Loneliness feels like a taboo to talk about in a real way while it’s happening to you, and this really comes up in the movie. Alex opens up to Maggie, and tells her he doesn’t have any friends at college, but then he backtracks in the next moment, saying, “Well, it’s not like I have no friends.” Though he does have no friends. Even while he’s admitting it he can’t admit it fully.

It’s nobody’s goal to get with Alex or even get something from him, until Maggie comes along and is like I want to sleep with this person, and she doesn’t even know his name at that point. He hasn’t felt purposeful or useful, and that’s what he wants to feel. But it’s no one’s fault he’s feeling so miserable by himself. I hate smoking weed. It makes me super anxious. But in my freshman year, I just had to do it to make friends. That’s just the reality—you’re not going to get along with your stoner roommate right now because you don’t see eye to eye on literally anything, so you just have to say: okay, hey, do you want to smoke weed? And he’ll be like fuck yeah dude, always dude. And that’s how you feel not lonely sometimes.

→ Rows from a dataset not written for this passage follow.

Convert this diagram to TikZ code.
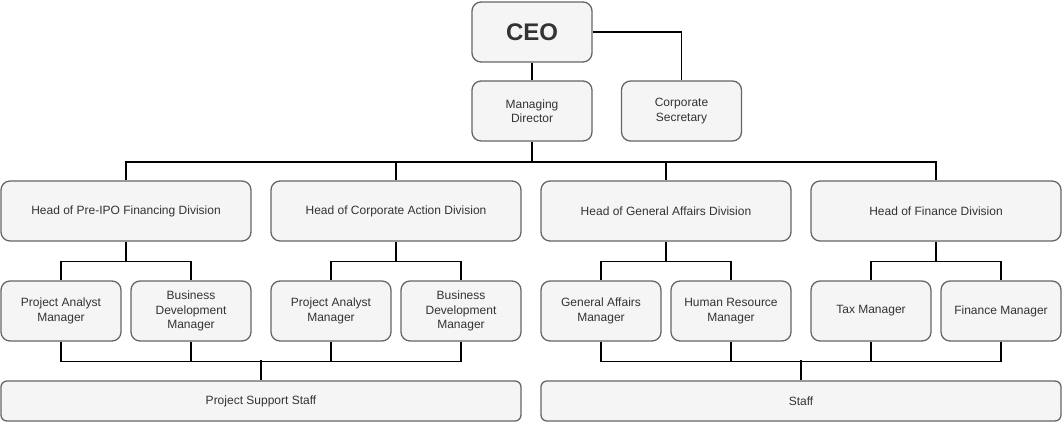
\documentclass[tikz,border=0pt]{standalone}
\usepackage{fontspec}
\setmainfont{Liberation Sans}
\usepackage{xcolor}
\usetikzlibrary{positioning,calc}

\definecolor{boxfill}{HTML}{F5F5F5}
\definecolor{boxline}{HTML}{666666}
\definecolor{txt}{HTML}{333333}

\tikzset{
  unit/.style={draw=boxline, fill=boxfill, line width=1.3pt, rounded corners=9pt,
    align=center, text=txt, inner sep=2pt, font=\fontsize{12}{14.5}\selectfont},
  topbox/.style={unit, minimum width=120pt, minimum height=60pt},
  headbox/.style={unit, minimum width=250pt, minimum height=60pt},
  mgrbox/.style={unit, minimum width=120pt, minimum height=60pt},
  staffbar/.style={unit, rounded corners=6pt, minimum width=520pt, minimum height=40pt},
  link/.style={draw=black, line width=1.4pt},
  trunk/.style={draw=black, line width=2.4pt}
}

\begin{document}
\begin{tikzpicture}[x=1pt,y=-1pt]
    \useasboundingbox (0,0) rectangle (1062,422);

    % Top management
    \node[topbox, font=\fontsize{24}{28}\selectfont\bfseries] (ceo) at (532,32) {CEO};
    \node[topbox] (md) at (532,111) {Managing\\Director};
    \node[topbox] (sec) at (681.5,111) {Corporate\\Secretary};

    % Division heads
    \node[headbox] (h1) at (126,211) {Head of Pre-IPO Financing Division};
    \node[headbox] (h2) at (396,211) {Head of Corporate Action Division};
    \node[headbox] (h3) at (666,211) {Head of General Affairs Division};
    \node[headbox] (h4) at (936,211) {Head of Finance Division};

    % Managers
    \node[mgrbox] (m1) at (61,311) {Project Analyst\\Manager};
    \node[mgrbox] (m2) at (191,311) {Business\\Development\\Manager};
    \node[mgrbox] (m3) at (331,311) {Project Analyst\\Manager};
    \node[mgrbox] (m4) at (461,311) {Business\\Development\\Manager};
    \node[mgrbox] (m5) at (601,311) {General Affairs\\Manager};
    \node[mgrbox] (m6) at (731,311) {Human Resource\\Manager};
    \node[mgrbox] (m7) at (871,311) {Tax Manager};
    \node[mgrbox] (m8) at (1001,311) {Finance Manager};

    % Staff
    \node[staffbar] (s1) at (261,401) {Project Support Staff};
    \node[staffbar] (s2) at (801,401) {Staff};

    % Connectors
    \draw[link] (ceo) -- (md);
    \draw[link] (ceo.east) -| (sec.north);
    \coordinate (bus) at (532,162);
    \draw[trunk] (md.south) -- (bus);
    \foreach \h in {h1,h2,h3,h4}
        \draw[link] (bus) -| (\h.north);

    \foreach \h/\a/\b in {h1/m1/m2, h2/m3/m4, h3/m5/m6, h4/m7/m8} {
        \draw[trunk] (\h.south) -- ++(0,20) coordinate (\h-fork);
        \draw[link] (\h-fork) -| (\a.north);
        \draw[link] (\h-fork) -| (\b.north);
    }

    \foreach \m/\s in {m1/s1, m2/s1, m3/s1, m4/s1, m5/s2, m6/s2, m7/s2, m8/s2}
        \draw[link] (\m.south) -- ++(0,20) -| (\s.north);
    \draw[trunk] ($(s1.north)+(0,-20)$) -- (s1.north);
    \draw[trunk] ($(s2.north)+(0,-20)$) -- (s2.north);
\end{tikzpicture}
\end{document}
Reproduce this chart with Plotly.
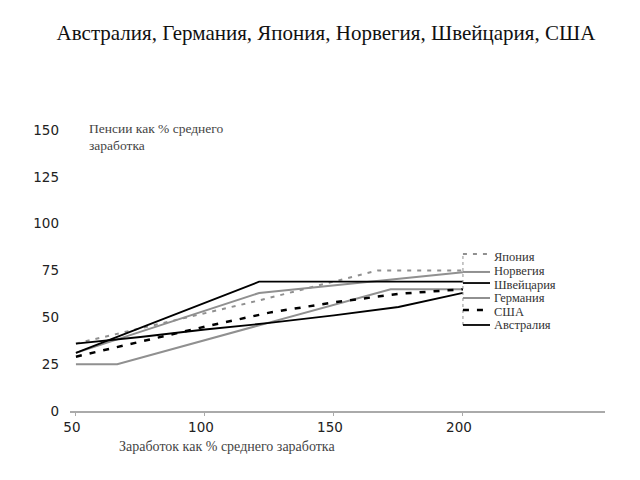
import plotly.graph_objects as go

# ---- data ----
japan_x = [50, 121, 167, 200]
japan_y = [36, 59, 75, 75]

norway_x = [50, 121, 200]
norway_y = [31, 63, 74]

swiss_x = [50, 121, 200]
swiss_y = [31, 69, 69]

germany_x = [50, 66, 172, 200]
germany_y = [25, 25, 65, 65]

usa_x = [50, 75, 100, 125, 150, 175, 200]
usa_y = [29, 37, 45, 52.5, 58, 62.5, 65]

australia_x = [50, 75, 100, 125, 150, 175, 200]
australia_y = [36, 39.5, 43.5, 47, 51, 55.5, 63]

legend_names = ["Япония", "Норвегия", "Швейцария", "Германия", "США", "Австралия"]
x_ticks = [50, 100, 150, 200]
y_ticks = [0, 25, 50, 75, 100, 125, 150]

title = "Австралия, Германия, Япония, Норвегия, Швейцария, США"
y_title_lines = ["Пенсии как % среднего", "заработка"]
x_title = "Заработок как % среднего заработка"

GRAY = "#909090"
BLACK = "#000000"
SERIF = "Liberation Serif, Times New Roman, serif"
SANS = "DejaVu Sans, Arial, sans-serif"

styles = {
    "Япония": dict(color=GRAY, width=2, dash="4px,6px"),
    "Норвегия": dict(color=GRAY, width=2, dash="solid"),
    "Швейцария": dict(color=BLACK, width=1.8, dash="solid"),
    "Германия": dict(color=GRAY, width=2, dash="solid"),
    "США": dict(color=BLACK, width=2.5, dash="6px,8px"),
    "Австралия": dict(color=BLACK, width=1.8, dash="solid"),
}
series = {
    "Япония": (japan_x, japan_y),
    "Норвегия": (norway_x, norway_y),
    "Швейцария": (swiss_x, swiss_y),
    "Германия": (germany_x, germany_y),
    "США": (usa_x, usa_y),
    "Австралия": (australia_x, australia_y),
}

fig = go.Figure()
for name in ["Германия", "Норвегия", "Япония", "Австралия", "США", "Швейцария"]:
    xs, ys = series[name]
    fig.add_trace(go.Scatter(x=xs, y=ys, mode="lines", name=name,
                             line=styles[name], showlegend=False, hoverinfo="skip"))

# page body adds an 8px offset; layout below is in reference-pixel terms minus that offset
OFF = 8
L, R, T, B = 70 - OFF, 35 + OFF, 111 - OFF, 69 + OFF
W, H = 640, 480
pw, ph = W - L - R, H - T - B

def px_to_paper(px, py):
    return (px - OFF - L) / pw, (H - B - (py - OFF)) / ph

# ---- custom legend (leader lines at the right end of the series) ----
leg_line_y = [83.8, 74.2, 68.3, 60.3, 53.9, 45.9]
leg_text_py = [257, 271, 284.5, 298, 311.5, 325]
leg_x0, leg_x1 = 200, 210.5
fig.add_shape(type="line", x0=leg_x0, x1=leg_x0, y0=leg_line_y[-1], y1=leg_line_y[0],
              xref="x", yref="y", line=dict(color=GRAY, width=1, dash="dot"))
for name, yv, tpy in zip(legend_names, leg_line_y, leg_text_py):
    fig.add_shape(type="line", x0=leg_x0, x1=leg_x1, y0=yv, y1=yv, xref="x", yref="y",
                  line=styles[name])
    ax, ay = px_to_paper(492, tpy)
    fig.add_annotation(x=ax, y=ay, xref="paper", yref="paper", text=name, showarrow=False,
                       xanchor="left", yanchor="middle",
                       font=dict(family=SERIF, size=12.5, color="#333333"))

for line, py in zip(y_title_lines, [128, 145]):
    tx, ty = px_to_paper(87, py)
    fig.add_annotation(x=tx, y=ty, xref="paper", yref="paper", text=line, showarrow=False,
                       xanchor="left", yanchor="middle", align="left",
                       font=dict(family=SERIF, size=13.5, color="#444444"))
tx, ty = px_to_paper(227, 446)
fig.add_annotation(x=tx, y=ty, xref="paper", yref="paper", text=x_title, showarrow=False,
                   xanchor="center", yanchor="middle",
                   font=dict(family=SERIF, size=14, color="#444444"))

fig.update_layout(
    width=W, height=H,
    margin=dict(l=L, r=R, t=T, b=B),
    paper_bgcolor="white", plot_bgcolor="white",
    title=dict(text=title, x=(326 - OFF) / W, xanchor="center", y=1 - (33 - OFF) / H,
               yanchor="middle",
               font=dict(family=SERIF, size=21, color="#111111")),
    xaxis=dict(range=[47.7, 255.06], tickvals=x_ticks, showgrid=False, zeroline=False,
               showline=True, linecolor="#aaaaaa", linewidth=2,
               ticks="outside", ticklen=3, tickcolor="#aaaaaa",
               ticklabelshift=-4,
               tickfont=dict(family=SANS, size=13.5, color="#222222")),
    yaxis=dict(range=[0, 160.1], tickvals=y_ticks, showgrid=False, zeroline=False,
               showline=False, ticks="", ticklabelstandoff=10,
               tickfont=dict(family=SANS, size=13.5, color="#222222")),
)

fig.write_html("out.html")
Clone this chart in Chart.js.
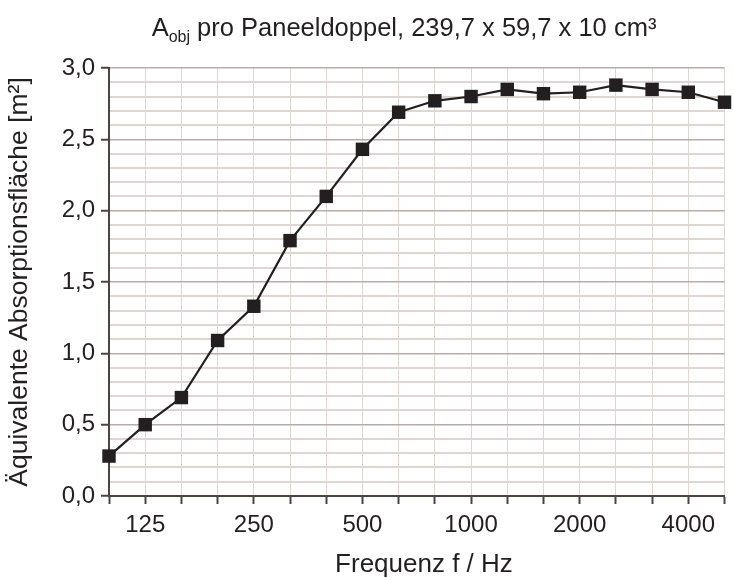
<!DOCTYPE html>
<html>
<head>
<meta charset="utf-8">
<script src="https://cdn.jsdelivr.net/npm/chart.js@4"></script>
<style>
  body { margin: 0; background: #fff; }
  #wrap { width: 734px; height: 578px; position: relative; }
</style>
</head>
<body>
<div id="wrap"><canvas id="chart" width="734" height="578"></canvas></div>
<script>
// third-octave bands
var frequencies = ['100', '125', '160', '200', '250', '315', '400', '500', '630', '800',
                   '1000', '1250', '1600', '2000', '2500', '3150', '4000', '5000'];
var absorption = [0.28, 0.50, 0.69, 1.09, 1.33, 1.79, 2.10, 2.43, 2.69, 2.77,
                  2.80, 2.85, 2.82, 2.83, 2.88, 2.85, 2.83, 2.76];
var xTickLabels = ['125', '250', '500', '1000', '2000', '4000'];

var fontFamily = '"Liberation Sans", Arial, sans-serif';
var textColor = '#231f20';
var axisColor = '#4d4442';

function isMajor(v) {
    return Math.abs(v * 2 - Math.round(v * 2)) < 1e-6;
}

// title with subscript
var titlePlugin = {
    id: 'subTitle',
    afterDraw: function(chart) {
        var ctx = chart.ctx;
        var big = '25.5px ' + fontFamily;
        var small = '16px ' + fontFamily;
        var parts = [['A', big, 0], ['obj', small, 6], [' pro Paneeldoppel, 239,7 x 59,7 x 10 cm³', big, 0]];
        var total = 0;
        parts.forEach(function(p) { ctx.font = p[1]; total += ctx.measureText(p[0]).width; });
        var x = 404 - total / 2;
        ctx.save();
        ctx.fillStyle = textColor;
        ctx.textBaseline = 'alphabetic';
        ctx.textAlign = 'left';
        parts.forEach(function(p) {
            ctx.font = p[1];
            ctx.fillText(p[0], x, 36 + p[2]);
            x += ctx.measureText(p[0]).width;
        });
        ctx.restore();
    }
};

new Chart(document.getElementById('chart'), {
    type: 'line',
    data: {
        labels: frequencies,
        datasets: [{
            data: absorption,
            borderColor: textColor,
            borderWidth: 2.2,
            pointStyle: 'rect',
            pointRadius: 9.5,
            pointBackgroundColor: textColor,
            pointBorderWidth: 0,
            tension: 0,
            clip: false
        }]
    },
    options: {
        responsive: false,
        animation: false,
        layout: { padding: { top: 68, right: 1, left: 0, bottom: 0 } },
        plugins: {
            legend: { display: false },
            title: { display: false },
            tooltip: { enabled: false }
        },
        scales: {
            x: {
                type: 'category',
                offset: false,
                afterFit: function(scale) { scale.height = 82; },
                border: { color: axisColor, width: 2 },
                grid: {
                    color: '#ddd6d3',
                    lineWidth: 1,
                    tickLength: 8,
                    tickColor: axisColor,
                    tickWidth: 2
                },
                ticks: {
                    autoSkip: false,
                    maxRotation: 0,
                    padding: 7,
                    color: textColor,
                    font: { family: fontFamily, size: 24 },
                    callback: function(value) {
                        var lab = this.getLabelForValue(value);
                        return xTickLabels.indexOf(lab) >= 0 ? lab : '';
                    }
                },
                title: {
                    display: true,
                    text: '\u00a0\u00a0Frequenz f / Hz',
                    color: textColor,
                    font: { family: fontFamily, size: 26, lineHeight: 1 },
                    padding: { top: 0, bottom: 0 }
                }
            },
            y: {
                min: 0,
                max: 3,
                afterFit: function(scale) { scale.width = 109; },
                border: { color: axisColor, width: 2 },
                grid: {
                    color: function(c) { return isMajor(c.tick.value) ? '#b8aca8' : '#ddd6d3'; },
                    lineWidth: function(c) { return isMajor(c.tick.value) ? 1.5 : 2; },
                    tickLength: 8,
                    tickColor: function(c) { return isMajor(c.tick.value) ? axisColor : 'rgba(0,0,0,0)'; },
                    tickWidth: 2
                },
                ticks: {
                    stepSize: 0.1,
                    autoSkip: false,
                    padding: 6,
                    color: textColor,
                    font: { family: fontFamily, size: 24 },
                    callback: function(value) {
                        return isMajor(value) ? value.toFixed(1).replace('.', ',') : '';
                    }
                },
                title: {
                    display: true,
                    text: 'Äquivalente Absorptionsfläche [m²]',
                    color: textColor,
                    font: { family: fontFamily, size: 26.5 },
                    padding: { top: 4, bottom: 0 }
                }
            }
        }
    },
    plugins: [titlePlugin]
});
</script>
</body>
</html>
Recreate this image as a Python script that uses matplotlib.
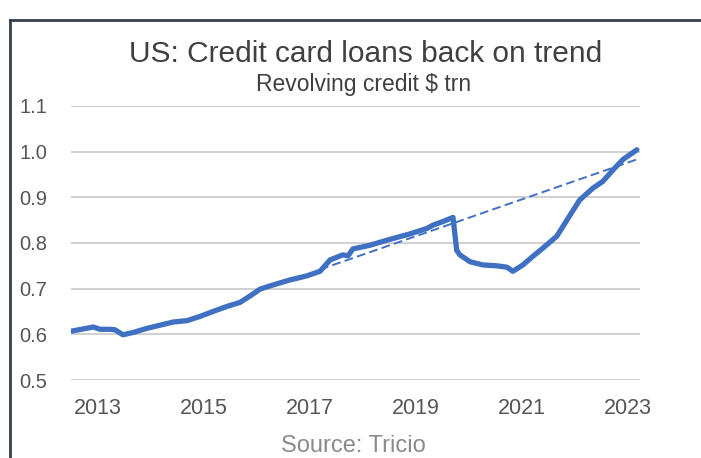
import matplotlib.pyplot as plt
from matplotlib.lines import Line2D

# Revolving credit, $ trn (decimal year, value)
YEARS = [2013.00, 2013.41, 2013.54, 2013.73, 2013.82, 2013.97, 2014.16, 2014.42,
         2014.67, 2014.92, 2015.18, 2015.42, 2015.67, 2015.93, 2016.18, 2016.37,
         2016.56, 2016.80, 2017.12, 2017.44, 2017.69, 2017.88, 2018.12, 2018.22,
         2018.31, 2018.63, 2019.01, 2019.39, 2019.71, 2019.82, 2020.01, 2020.20,
         2020.27, 2020.33, 2020.52, 2020.76, 2021.03, 2021.22, 2021.33, 2021.52,
         2021.71, 2021.90, 2022.16, 2022.35, 2022.59, 2022.84, 2023.03, 2023.22,
         2023.41, 2023.67]
CREDIT = [0.607, 0.616, 0.611, 0.611, 0.610, 0.599, 0.604, 0.613,
          0.620, 0.627, 0.630, 0.639, 0.650, 0.661, 0.670, 0.684,
          0.699, 0.708, 0.719, 0.728, 0.738, 0.763, 0.774, 0.772,
          0.787, 0.795, 0.808, 0.820, 0.832, 0.839, 0.847, 0.856,
          0.784, 0.774, 0.759, 0.752, 0.750, 0.747, 0.738, 0.752,
          0.771, 0.789, 0.815, 0.850, 0.894, 0.920, 0.935, 0.960,
          0.983, 1.004]

# Pre-pandemic trend extended forward
TREND_YEARS = [2017.69, 2023.67]
TREND = [0.742, 0.983]

TICK_YEARS = [2013, 2015, 2017, 2019, 2021, 2023]
Y_TICKS = [0.5, 0.6, 0.7, 0.8, 0.9, 1.0, 1.1]

BLUE = "#4070c2"
TEXT = "#404040"
FONT = "Liberation Sans"

plt.rcParams['font.family'] = FONT

fig = plt.figure(figsize=(7.01, 4.58), dpi=100)
ax = fig.add_axes([0.1013, 0.1703, 0.8117, 0.5983])

ax.plot(YEARS, CREDIT, color=BLUE, linewidth=3.8, solid_joinstyle="round",
        solid_capstyle="round")
ax.plot(TREND_YEARS, TREND, color=BLUE, linewidth=1.4, linestyle=(0, (4.5, 2.2)))

ax.set_xlim(2012.99, 2023.73)
ax.set_ylim(0.5, 1.1)

# labels sit in the middle of each year
ax.set_xticks([y + 0.5 for y in TICK_YEARS])
ax.set_xticklabels([str(y) for y in TICK_YEARS])
ax.set_yticks(Y_TICKS)
ax.set_yticklabels(["%.1f" % v for v in Y_TICKS])

ax.grid(axis="y", color="#c8c8c8", linewidth=1.2)
ax.set_axisbelow(True)
for s in ax.spines.values():
    s.set_visible(False)
ax.tick_params(axis="both", length=0, labelcolor="#555555")
ax.tick_params(axis="y", pad=17, labelsize=14.5)
ax.tick_params(axis="x", pad=13, labelsize=15.5)

fig.text(0.521, 1 - 62 / 458, "US: Credit card loans back on trend", ha="center",
         va="baseline", fontsize=21.5, color=TEXT)
fig.text(0.519, 1 - 91 / 458, "Revolving credit $ trn", ha="center",
         va="baseline", fontsize=16.5, color=TEXT)
fig.text(0.504, 1 - 452 / 458, "Source: Tricio", ha="center", va="baseline",
         fontsize=17, color="#8a8a8a")

# frame around the panel
frame = "#34404e"
fig.add_artist(Line2D([10 / 701, 10 / 701], [0, 1 - 20 / 458], color=frame, linewidth=2))
fig.add_artist(Line2D([10 / 701, 1], [1 - 20 / 458, 1 - 20 / 458], color=frame, linewidth=2))

fig.savefig("out.png", dpi=100)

There’s this idea that to not be lonely, you have to really find this pure connection and perfect match, “your people” or whatever. I like this idea you present, that you can get there with someone, but you have to do these roundabout things to get it started.

With Sam, the roommate, you really see that. You see that these guys are not made for each other but they’re going to be friends. I think that some people watch the movie and are like—oh nothing was going his way and then he found this connection with Maggie, and it’s the thing that he needed and it felt real—but they’re terrible for each other! It’s the worst person for him to find. Yeah they have a nice night, but it’s going to be absolute miserable hell because they’re so different. Every life moment and relationship feels like making a sacrifice. It’s knowing you’re not going to get exactly what you want, but you’re going to meet great people. Honestly, it’s probably super unlucky that it happened to be Maggie, but that’s how it goes sometimes.